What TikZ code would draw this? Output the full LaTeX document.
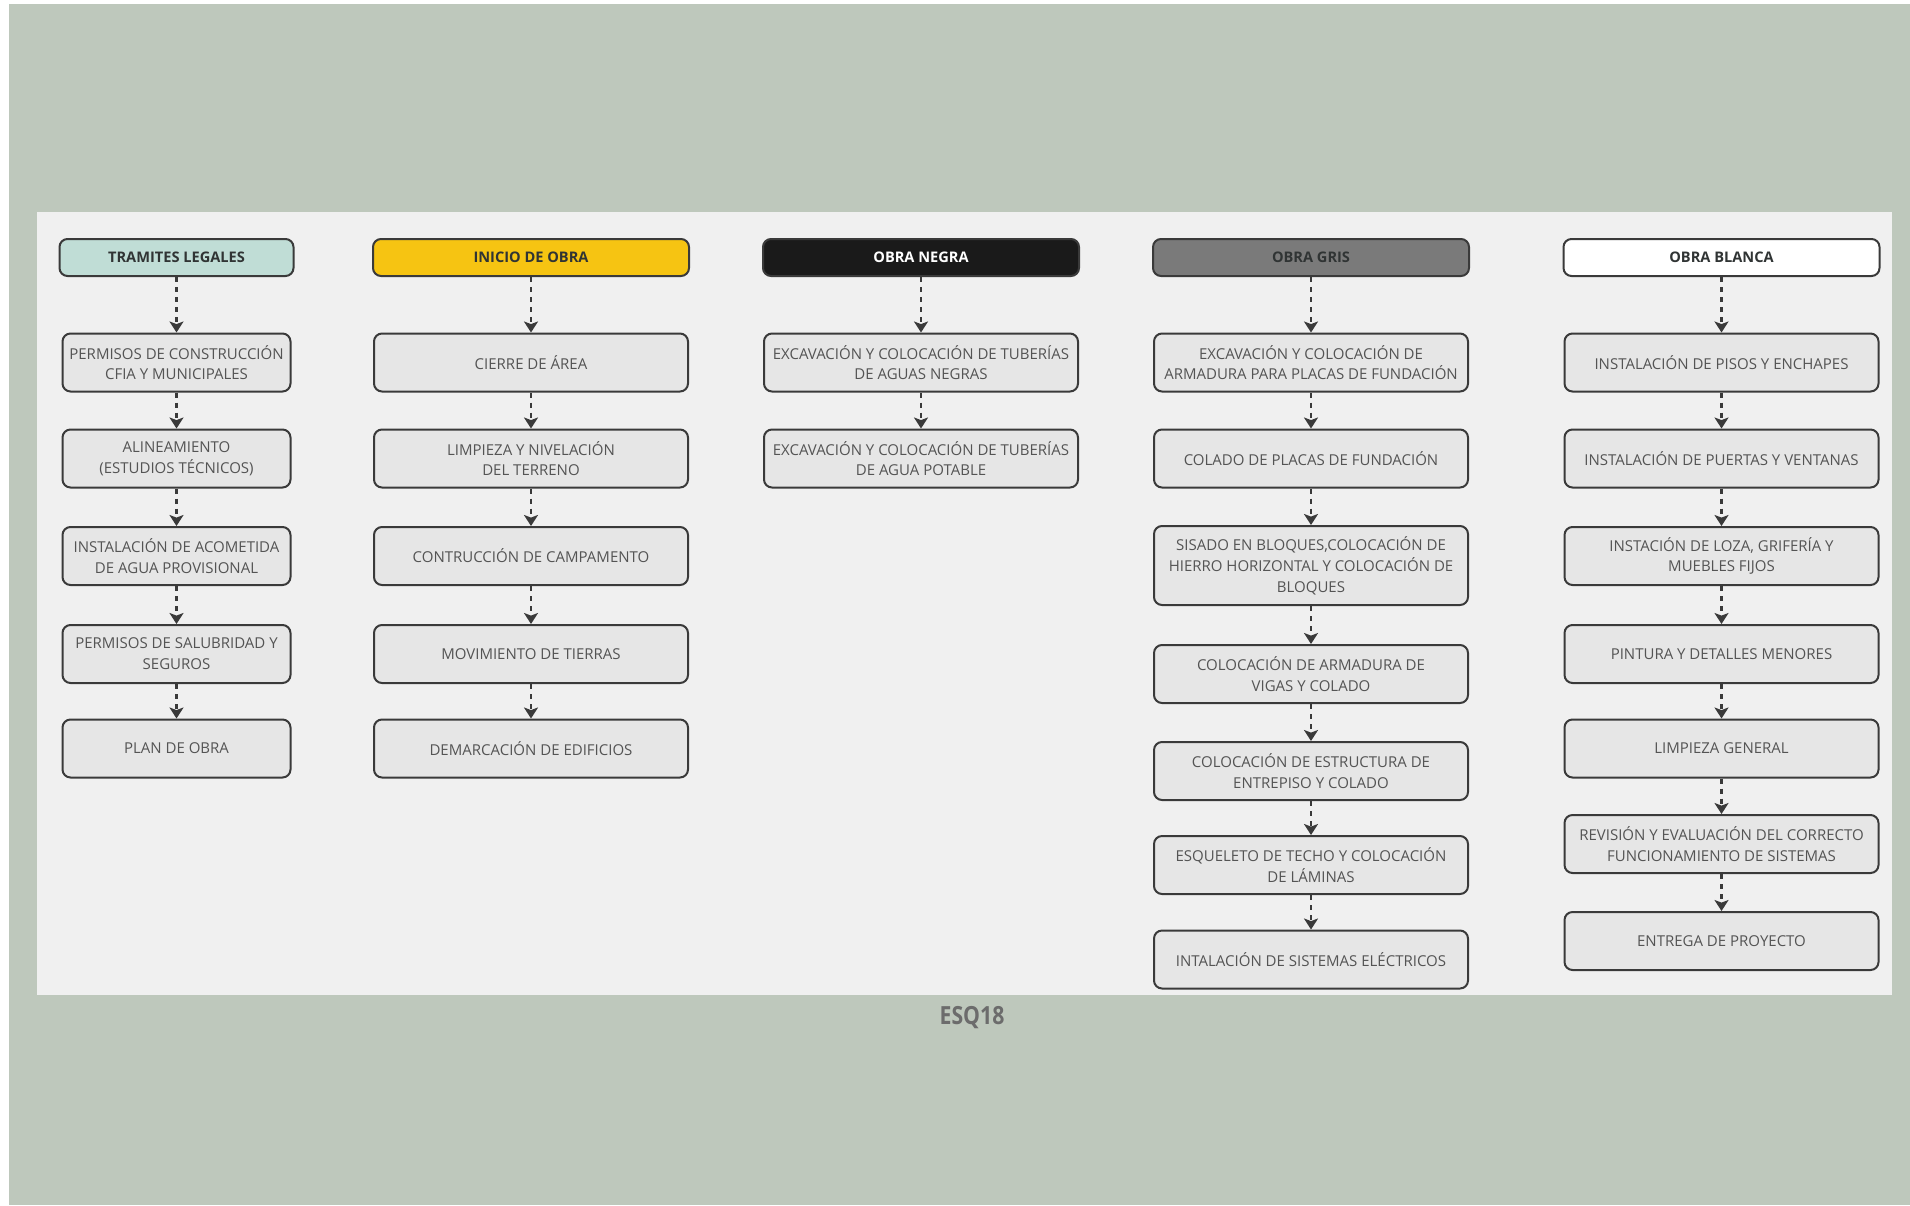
\documentclass[tikz,border=0pt]{standalone}
\usepackage{fontspec}
\setmainfont{Open Sans}
\newfontfamily\boxfont{Open Sans}
\newfontfamily\esqfont[FakeStretch=0.85]{Open Sans}
\usetikzlibrary{arrows.meta}
\definecolor{bgpage}{RGB}{190,200,188}
\definecolor{panelc}{RGB}{240,240,240}
\definecolor{boxfill}{RGB}{230,230,230}
\definecolor{boxline}{RGB}{58,58,58}
\definecolor{boxtext}{RGB}{84,84,84}
\definecolor{hteal}{RGB}{192,221,214}
\definecolor{hyellow}{RGB}{246,196,18}
\definecolor{hblack}{RGB}{26,26,26}
\definecolor{hgray}{RGB}{122,122,122}
\definecolor{htext}{RGB}{48,52,52}
\definecolor{esqc}{RGB}{108,108,108}
\tikzset{
  stepbox/.style={draw=boxline, fill=boxfill, rounded corners=4pt, line width=1pt,
    align=center, text=boxtext, inner sep=0pt, minimum height=29pt,
    font={\boxfont\fontsize{7.5}{10.4}\selectfont}},
  hdrbox/.style={draw=boxline, rounded corners=4pt, line width=1pt,
    align=center, inner sep=0pt, minimum height=18.5pt,
    font={\boxfont\bfseries\fontsize{7.3}{9}\selectfont}},
  narrowcol/.style={minimum width=114pt},
  widecol/.style={minimum width=157pt},
  hnarrow/.style={minimum width=117pt},
  hwide/.style={minimum width=158pt},
  flow/.style={draw=boxline, line width=1.1pt, dash pattern=on 2.6pt off 2.4pt,
    -{Stealth[length=5.5pt,width=7pt,inset=1.3pt]}},
}
\begin{document}
\begin{tikzpicture}[x=0.5pt,y=-0.5pt]
\useasboundingbox (0,0) rectangle (1910,1205);
\fill[white] (0,0) rectangle (1910,1205);
\fill[bgpage] (9,4) rectangle (1910,1205);
\fill[panelc] (37,212) rectangle (1892,995);

% Column 1
\node[hdrbox, hnarrow, fill=hteal, text=htext] (h1) at (176.5,257.5) {TRAMITES LEGALES};
\node[stepbox, narrowcol] (a1) at (176.5,362.5) {PERMISOS DE CONSTRUCCIÓN\\CFIA Y MUNICIPALES};
\node[stepbox, narrowcol] (a2) at (176.5,458.5) {ALINEAMIENTO\\(ESTUDIOS TÉCNICOS)};
\node[stepbox, narrowcol] (a3) at (176.5,556) {INSTALACIÓN DE ACOMETIDA\\DE AGUA PROVISIONAL};
\node[stepbox, narrowcol] (a4) at (176.5,654) {PERMISOS DE SALUBRIDAD Y\\SEGUROS};
\node[stepbox, narrowcol] (a5) at (176.5,748.5) {PLAN DE OBRA};

% Column 2
\node[hdrbox, hwide, fill=hyellow, text=htext] (h2) at (531,257.5) {INICIO DE OBRA};
\node[stepbox, widecol] (b1) at (531,362.5) {CIERRE DE ÁREA};
\node[stepbox, widecol] (b2) at (531,458.5) {LIMPIEZA Y NIVELACIÓN\\DEL TERRENO};
\node[stepbox, widecol] (b3) at (531,556) {CONTRUCCIÓN DE CAMPAMENTO};
\node[stepbox, widecol] (b4) at (531,654) {MOVIMIENTO DE TIERRAS};
\node[stepbox, widecol] (b5) at (531,748.5) {DEMARCACIÓN DE EDIFICIOS};

% Column 3
\node[hdrbox, hwide, fill=hblack, text=white] (h3) at (921,257.5) {OBRA NEGRA};
\node[stepbox, widecol] (c1) at (921,362.5) {EXCAVACIÓN Y COLOCACIÓN DE TUBERÍAS\\DE AGUAS NEGRAS};
\node[stepbox, widecol] (c2) at (921,458.5) {EXCAVACIÓN Y COLOCACIÓN DE TUBERÍAS\\DE AGUA POTABLE};

% Column 4
\node[hdrbox, hwide, fill=hgray, text=htext] (h4) at (1311,257.5) {OBRA GRIS};
\node[stepbox, widecol] (d1) at (1311,362.5) {EXCAVACIÓN Y COLOCACIÓN DE\\ARMADURA PARA PLACAS DE FUNDACIÓN};
\node[stepbox, widecol] (d2) at (1311,458.5) {COLADO DE PLACAS DE FUNDACIÓN};
\node[stepbox, widecol, minimum height=39.5pt] (d3) at (1311,565.5) {SISADO EN BLOQUES,COLOCACIÓN DE\\HIERRO HORIZONTAL Y COLOCACIÓN DE\\BLOQUES};
\node[stepbox, widecol] (d4) at (1311,674) {COLOCACIÓN DE ARMADURA DE\\VIGAS Y COLADO};
\node[stepbox, widecol] (d5) at (1311,771) {COLOCACIÓN DE ESTRUCTURA DE\\ENTREPISO Y COLADO};
\node[stepbox, widecol] (d6) at (1311,865) {ESQUELETO DE TECHO Y COLOCACIÓN\\DE LÁMINAS};
\node[stepbox, widecol] (d7) at (1311,959.5) {INTALACIÓN DE SISTEMAS ELÉCTRICOS};

% Column 5
\node[hdrbox, hwide, fill=white, text=htext] (h5) at (1721.5,257.5) {OBRA BLANCA};
\node[stepbox, widecol] (e1) at (1721.5,362.5) {INSTALACIÓN DE PISOS Y ENCHAPES};
\node[stepbox, widecol] (e2) at (1721.5,458.5) {INSTALACIÓN DE PUERTAS Y VENTANAS};
\node[stepbox, widecol] (e3) at (1721.5,556) {INSTACIÓN DE LOZA, GRIFERÍA Y\\MUEBLES FIJOS};
\node[stepbox, widecol] (e4) at (1721.5,654) {PINTURA Y DETALLES MENORES};
\node[stepbox, widecol] (e5) at (1721.5,748.5) {LIMPIEZA GENERAL};
\node[stepbox, widecol] (e6) at (1721.5,844) {REVISIÓN Y EVALUACIÓN DEL CORRECTO\\FUNCIONAMIENTO DE SISTEMAS};
\node[stepbox, widecol] (e7) at (1721.5,941) {ENTREGA DE PROYECTO};

% Caption
\node[font={\esqfont\bfseries\fontsize{12.5}{14}\selectfont}, text=esqc, inner sep=0pt] (cap) at (972,1018) {ESQ18};

% Connectors
\foreach \s/\t in {h1/a1,a1/a2,a2/a3,a3/a4,a4/a5,
                   h2/b1,b1/b2,b2/b3,b3/b4,b4/b5,
                   h3/c1,c1/c2,
                   h4/d1,d1/d2,d2/d3,d3/d4,d4/d5,d5/d6,d6/d7,
                   h5/e1,e1/e2,e2/e3,e3/e4,e4/e5,e5/e6,e6/e7}
  \draw[flow] (\s) -- (\t);
\end{tikzpicture}
\end{document}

◆ Written exercise: Review the preceding data and report every line that includes the string "draw".

◆ Worked solution:
What TikZ code would draw this? Output the full LaTeX document.
  stepbox/.style={draw=boxline, fill=boxfill, rounded corners=4pt, line width=1pt,
  hdrbox/.style={draw=boxline, rounded corners=4pt, line width=1pt,
  flow/.style={draw=boxline, line width=1.1pt, dash pattern=on 2.6pt off 2.4pt,
  \draw[flow] (\s) -- (\t);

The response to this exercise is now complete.